I know that coming out as transgender for anyone is a terrifyingly brave thing to do. Do you think your experience of this has influenced your work at all?

It’s hard to explain because I don’t mean to say that I ever felt restrained in my work before, but I feel freer with my work now. My work started to change a while back when I began to accept to myself who and what I was, when I’d only come out to a few friends it was freeing to admit it to myself and realizing what my problem was and what I should do. I still struggle with it, though, it’s an ongoing struggle. For years leading up to me finally beginning transitioning, I felt unexcited about my personal work like ‘Wet Moon’ and ‘Shadoweyes’, I was too depressed to work on it and instead focused on work-for-hire projects where I had a boss motivating me, a clearer structure, and work that didn’t involve my own characters which I felt like were too close to home.
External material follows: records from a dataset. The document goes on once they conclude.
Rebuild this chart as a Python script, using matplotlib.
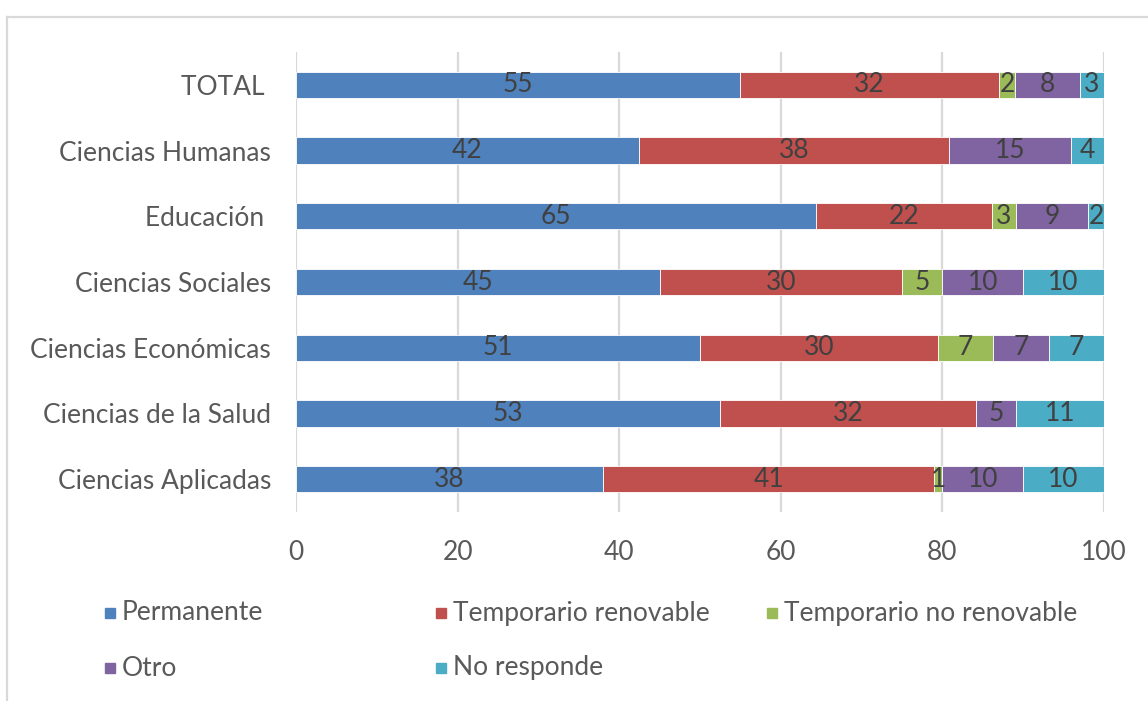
import matplotlib
matplotlib.use('Agg')
import matplotlib.pyplot as plt
from matplotlib.patches import Rectangle
from matplotlib.lines import Line2D
import numpy as np

# Data (percent per field)
categories = ['TOTAL ', 'Ciencias Humanas', 'Educación ', 'Ciencias Sociales',
              'Ciencias Económicas', 'Ciencias de la Salud', 'Ciencias Aplicadas']
series_names = ['Permanente', 'Temporario renovable', 'Temporario no renovable',
                'Otro', 'No responde']
permanente = [55, 42, 65, 45, 51, 53, 38]
temp_renovable = [32, 38, 22, 30, 30, 32, 41]
temp_no_renovable = [2, 0, 3, 5, 7, 0, 1]
otro = [8, 15, 9, 10, 7, 5, 10]
no_responde = [3, 4, 2, 10, 7, 11, 10]
xticks = [0, 20, 40, 60, 80, 100]

colors = ['#4F81BD', '#C0504D', '#9BBB59', '#8064A2', '#4BACC6']
text_color = '#404040'
tick_color = '#595959'
grid_color = '#D9D9D9'

plt.rcParams['font.family'] = ['Lato', 'DejaVu Sans']

W, H = 1148, 701
fig = plt.figure(figsize=(W / 100, H / 100), dpi=100)

# axes placed in pixel terms
left, right, top, bottom = 296, 1104, 52, 512
ax = fig.add_axes([left / W, (H - bottom) / H, (right - left) / W, (bottom - top) / H])

values = np.array([permanente, temp_renovable, temp_no_renovable, otro, no_responde], dtype=float)
shares = values / values.sum(axis=0) * 100  # 100% stacked

y = np.arange(len(categories))
starts = np.zeros(len(categories))
for i, name in enumerate(series_names):
    ax.barh(y, shares[i], left=starts, height=0.4, color=colors[i],
            edgecolor='white', linewidth=0.6, zorder=3, label=name)
    for j in range(len(categories)):
        if values[i, j] > 0:
            ax.text(starts[j] + shares[i, j] / 2, y[j], f'{int(values[i, j])}',
                    ha='center', va='center', fontsize=19, color=text_color, zorder=4)
    starts += shares[i]

ax.set_xlim(0, 100)
ax.set_ylim(len(categories) - 0.5, -0.5)
ax.set_yticks(y)
ax.set_yticklabels(categories)
ax.set_xticks(xticks)
ax.tick_params(axis='y', length=0, pad=18, labelsize=19, labelcolor=tick_color)
ax.tick_params(axis='x', length=0, pad=20, labelsize=19, labelcolor=tick_color)
for s in ax.spines.values():
    s.set_visible(False)
ax.xaxis.grid(True, color=grid_color, linewidth=1.6, zorder=0)
ax.set_axisbelow(True)

# legend drawn in Excel style (equal column widths)
for i, name in enumerate(series_names):
    col, row = i % 3, i // 3
    px = 105 + col * 331
    py = 613 + row * 55
    fig.patches.append(Rectangle((px / W, (H - py - 5) / H), 10 / W, 10 / H,
                                 transform=fig.transFigure, color=colors[i]))
    fig.text((px + 17) / W, (H - py) / H, name, ha='left', va='center',
             fontsize=19, color=tick_color)

# chart frame
fig.lines.append(Line2D([7 / W, 1], [(H - 17) / H] * 2, transform=fig.transFigure,
                        color=grid_color, linewidth=1.6))
fig.lines.append(Line2D([7 / W] * 2, [0, (H - 17) / H], transform=fig.transFigure,
                        color=grid_color, linewidth=1.6))

fig.savefig('out.png', dpi=100)
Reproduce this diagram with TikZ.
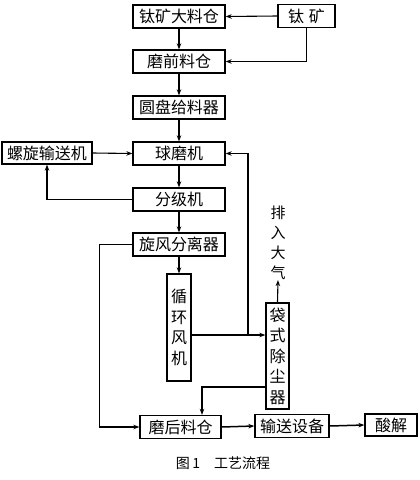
\documentclass[tikz,border=0pt]{standalone}
\usepackage{fontspec}
\setmainfont{Noto Sans CJK SC}
\usetikzlibrary{arrows.meta}
\begin{document}
\begin{tikzpicture}[x=1pt,y=-1pt,>={Stealth[length=6pt,width=4.5pt]}]
        % Styles
        \tikzstyle{box}=[draw,line width=1.3pt,inner sep=0pt,font=\fontsize{16}{20.5}\selectfont]
        \tikzstyle{wide box}=[box,minimum width=92,minimum height=23]
        \tikzstyle{tall box}=[box,align=center,minimum width=24]
        \tikzstyle{flow}=[line width=1.1pt]
        \useasboundingbox (0,0) rectangle (420,480);
        %The graphic
        %main line
        \node[wide box] (dlc) at (179,16.5) {钛矿大料仓};
        \node[box,minimum width=57,minimum height=23] (tk) at (306.5,16) {钛\hspace{5pt}矿};
        \node[wide box] (mqlc) at (179,61.5) {磨前料仓};
        \node[wide box] (ypgl) at (179,107.5) {圆盘给料器};
        \node[wide box] (qmj) at (179,153.5) {球磨机};
        \node[box,minimum width=90,minimum height=22] (lxss) at (47,153) {螺旋输送机};
        \node[wide box] (fjj) at (179,199.5) {分级机};
        \node[wide box] (xffl) at (179,244.5) {旋风分离器};
        \node[tall box,minimum height=107] (xhfj) at (179,327.5) {循\\环\\风\\机};
        \node[tall box,minimum width=23,minimum height=106] (dscq) at (277.5,356) {袋\\式\\除\\尘\\器};
        \node[align=center,inner sep=0pt,font=\fontsize{15}{20}\selectfont] (pq) at (278,243) {排\\入\\大\\气};
        %bottom line
        \node[box,minimum width=81,minimum height=23] (mhlc) at (180.5,427) {磨后料仓};
        \node[box,minimum width=74,minimum height=23] (ssb) at (292,426) {输送设备};
        \node[box,minimum width=52,minimum height=22] (sj) at (391,425) {酸解};
        \node[font=\fontsize{14}{16}\selectfont] (cap) at (223,463) {图\,1\quad 工艺流程};
        %connectors
        \draw[flow,->] (tk.west) -- (dlc.east);
        \draw[flow,->] (tk.south) |- (mqlc.east);
        \draw[flow,line width=1.5pt,->] (dlc.south) -- (mqlc.north);
        \draw[flow,line width=1.5pt,->] (mqlc.south) -- (ypgl.north);
        \draw[flow,line width=1.5pt,->] (ypgl.south) -- (qmj.north);
        \draw[flow,line width=1.5pt,->] (qmj.south) -- (fjj.north);
        \draw[flow,line width=1.5pt,->] (fjj.south) -- (xffl.north);
        \draw[flow,line width=1.5pt,->] (xffl.south) -- (xhfj.north);
        \draw[flow,->] (lxss.east) -- (qmj.west);
        \draw[flow,->] (fjj.west) -| (lxss.south);
        \draw[flow,->] (xffl.west) -- ++(-33,0) |- (mhlc.west);
        \coordinate (j) at (248,335);
        \draw[flow,line width=1.5pt] (xhfj.east |- j) -- (j);
        \draw[flow,line width=1.5pt,->] (j) -- (j -| dscq.west);
        \draw[flow,->] (j) |- (qmj.east);
        \draw[flow,->] (dscq.north) -- (pq.south);
        \coordinate (k) at (202,387);
        \draw[flow,->] (dscq.west |- k) -| (mhlc.north -| k);
        \draw[flow,line width=1.5pt,->] (mhlc.east) -- (ssb.west);
        \draw[flow,line width=1.5pt,->] (ssb.east) -- (sj.west);
\end{tikzpicture}
\end{document}
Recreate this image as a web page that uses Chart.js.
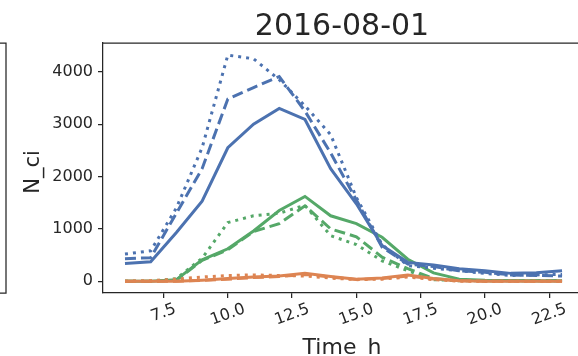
<!DOCTYPE html>
<html>
<head>
<meta charset="utf-8">
<script src="https://cdn.jsdelivr.net/npm/chart.js@4.4.0/dist/chart.umd.min.js"></script>
<style>
  html, body { margin: 0; padding: 0; background: #fff; }
  #wrap { width: 578px; height: 356px; }
</style>
</head>
<body>
<div id="wrap"><canvas id="chart"></canvas></div>
<script>
// hours of the day
var hours = [6, 7, 8, 9, 10, 11, 12, 13, 14, 15, 16, 17, 18, 19, 20, 21, 22, 23];

// blue series
var blueSolid  = [340, 370, 930, 1530, 2550, 3000, 3300, 3090, 2150, 1480, 680, 360, 310, 240, 200, 150, 160, 200];
var blueDashed = [430, 450, 1300, 2150, 3480, 3700, 3910, 3250, 2450, 1550, 650, 330, 280, 200, 170, 120, 110, 100];
var blueDotted = [520, 580, 1400, 2550, 4320, 4250, 3850, 3350, 2800, 1600, 700, 300, 250, 200, 150, 110, 120, 130];

// green series
var greenSolid  = [0, 0, 30, 410, 620, 960, 1350, 1620, 1250, 1100, 840, 420, 160, 40, 20, 15, 10, 10];
var greenDashed = [0, 0, 20, 400, 600, 950, 1100, 1440, 1000, 850, 460, 240, 50, 15, 10, 10, 10, 10];
var greenDotted = [0, 0, 50, 440, 1120, 1250, 1300, 1450, 870, 700, 390, 200, 30, 10, 10, 10, 10, 10];

// orange series
var orangeSolid  = [0, 0, 0, 20, 50, 80, 100, 150, 90, 40, 60, 120, 50, 10, 0, 0, 0, 0];
var orangeDashed = [0, 0, 0, 15, 40, 70, 90, 130, 80, 35, 50, 100, 40, 10, 0, 0, 0, 0];
var orangeDotted = [0, 10, 40, 80, 110, 120, 110, 100, 60, 30, 40, 80, 30, 0, 0, 0, 0, 0];

var xTicks = [7.5, 10, 12.5, 15, 17.5, 20, 22.5];
var yTicks = [0, 1000, 2000, 3000, 4000];

var titleText = '2016-08-01';
var xTitle = 'Time_h';
var yTitle = 'N_ci';

var BLUE = '#4c72b0', ORANGE = '#dd8452', GREEN = '#55a868';
var INK = '#262626';
var FONT = '"DejaVu Sans", sans-serif';

function pts(vals) {
  return vals.map(function (v, i) { return { x: hours[i], y: v }; });
}
function ds(vals, color, dash) {
  return {
    data: pts(vals),
    borderColor: color,
    borderWidth: 3,
    borderDash: dash,
    borderCapStyle: 'butt',
    pointRadius: 0,
    tension: 0,
    fill: false
  };
}
var SOLID = [], DASH = [11, 5], DOT = [3, 5];

var decor = {
  id: 'decor',
  afterDraw: function (chart) {
    var c = chart.ctx, a = chart.chartArea;
    c.save();
    c.strokeStyle = INK;
    c.lineWidth = 1.25;
    // top spine
    c.beginPath();
    c.moveTo(a.left, a.top);
    c.lineTo(chart.width, a.top);
    c.stroke();
    // edge of the neighbouring panel
    c.beginPath();
    c.moveTo(0, a.top);
    c.lineTo(6, a.top);
    c.lineTo(6, a.bottom);
    c.lineTo(0, a.bottom);
    c.stroke();

    c.fillStyle = INK;
    // x tick labels, rotated and centred on the tick
    var xs = chart.scales.x;
    c.font = '16px ' + FONT;
    var ang = 20 * Math.PI / 180;
    xs.ticks.forEach(function (t) {
      var s = t.value.toFixed(1);
      var w = c.measureText(s).width;
      var h = 12;
      var bh = w * Math.sin(ang) + h * Math.cos(ang);
      var px = xs.getPixelForValue(t.value);
      c.save();
      c.translate(px, a.bottom + 10 + bh / 2);
      c.rotate(-ang);
      c.textAlign = 'center';
      c.textBaseline = 'middle';
      c.fillText(s, 0, 0);
      c.restore();
    });

    // axis titles
    c.font = '22px ' + FONT;
    c.textAlign = 'center';
    c.textBaseline = 'alphabetic';
    c.fillText(xTitle, 342, 354);

    c.save();
    c.font = '21px ' + FONT;
    c.translate(39, 172);
    c.rotate(-Math.PI / 2);
    c.fillText(yTitle, 0, 0);
    c.restore();

    // title
    c.font = '30px ' + FONT;
    c.fillText(titleText, 342, 35);
    c.restore();
  }
};

new Chart(document.getElementById('chart'), {
  type: 'line',
  data: {
    datasets: [
      ds(blueSolid, BLUE, SOLID), ds(blueDashed, BLUE, DASH), ds(blueDotted, BLUE, DOT),
      ds(orangeSolid, ORANGE, SOLID), ds(orangeDashed, ORANGE, DASH), ds(orangeDotted, ORANGE, DOT),
      ds(greenSolid, GREEN, SOLID), ds(greenDashed, GREEN, DASH), ds(greenDotted, GREEN, DOT)
    ]
  },
  options: {
    responsive: true,
    maintainAspectRatio: false,
    animation: false,
    layout: { padding: { top: 43, left: 0, right: 0, bottom: 0 } },
    plugins: { legend: { display: false }, tooltip: { enabled: false }, title: { display: false } },
    scales: {
      x: {
        type: 'linear',
        min: 5.145,
        max: 23.62,
        afterBuildTicks: function (s) { s.ticks = xTicks.map(function (v) { return { value: v }; }); },
        afterFit: function (s) { s.height = 63; },
        ticks: { display: false },
        grid: { drawOnChartArea: false, drawTicks: true, tickLength: 5, color: INK, lineWidth: 1.25 },
        border: { display: true, color: INK, width: 1.25 }
      },
      y: {
        min: -225,
        max: 4551,
        afterBuildTicks: function (s) { s.ticks = yTicks.map(function (v) { return { value: v }; }); },
        afterFit: function (s) { s.width = 103; },
        ticks: {
          color: INK,
          padding: 5,
          font: { family: FONT, size: 16 },
          callback: function (v) { return String(v); }
        },
        grid: { drawOnChartArea: false, drawTicks: true, tickLength: 5, color: INK, lineWidth: 1.25 },
        border: { display: true, color: INK, width: 1.25 }
      }
    }
  },
  plugins: [decor]
});
</script>
</body>
</html>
But now I feel more excited to get back to my personal comics and characters, and I’m having way more fun drawing now and exploring a softer more “fun” sort of style. Maybe that comes from just feeling happier now. Another thing is that as soon as I came out, I wanted to have Trans characters which is something I’d thought about doing over the years but never did, but now I’m excited to do it. The first thing I did was create ‘Blaze’ a Trans girl for ‘Jem & the Holograms’.

Vulture Hound Sophie Campbell Illustration

Have your fans reacted differently to how you expected or not?

I didn’t know what to expect but I’m also a pessimist so I was expecting some negativity, but it’s been the complete opposite. I can’t believe how supportive everyone has been! I was sure I’d lose fans and be committing career suicide, but in one day I got like over a thousand new Twitter followers and climbing, all sorts of interview requests and some fans actually crossing out my name on their personal copies of my books and writing in Sophie with a marker, it’s been so great. I couldn’t be happier with the response, it’s so encouraging and makes me feel accepted.

Who are your comic book hero’s / influences?

Bill Watterson, Kevin Eastman, and Peter Laird are the ones who got me into comics when I was little. Other creators that have inspired or influenced me over the years are Becky Cloonan, Jillian Tamaki, Erin Watson, Ariel Schrag, and Masakazu Katsura.

Where do you see yourself in 5 years’ time?

Professionally-speaking, hopefully still doing comics and being more financially secure. Personally-speaking, I’d love to have all my transition stuff figured out, like my name to be legally changed. It also might be cool if I was romantically involved with someone, some sort of partner.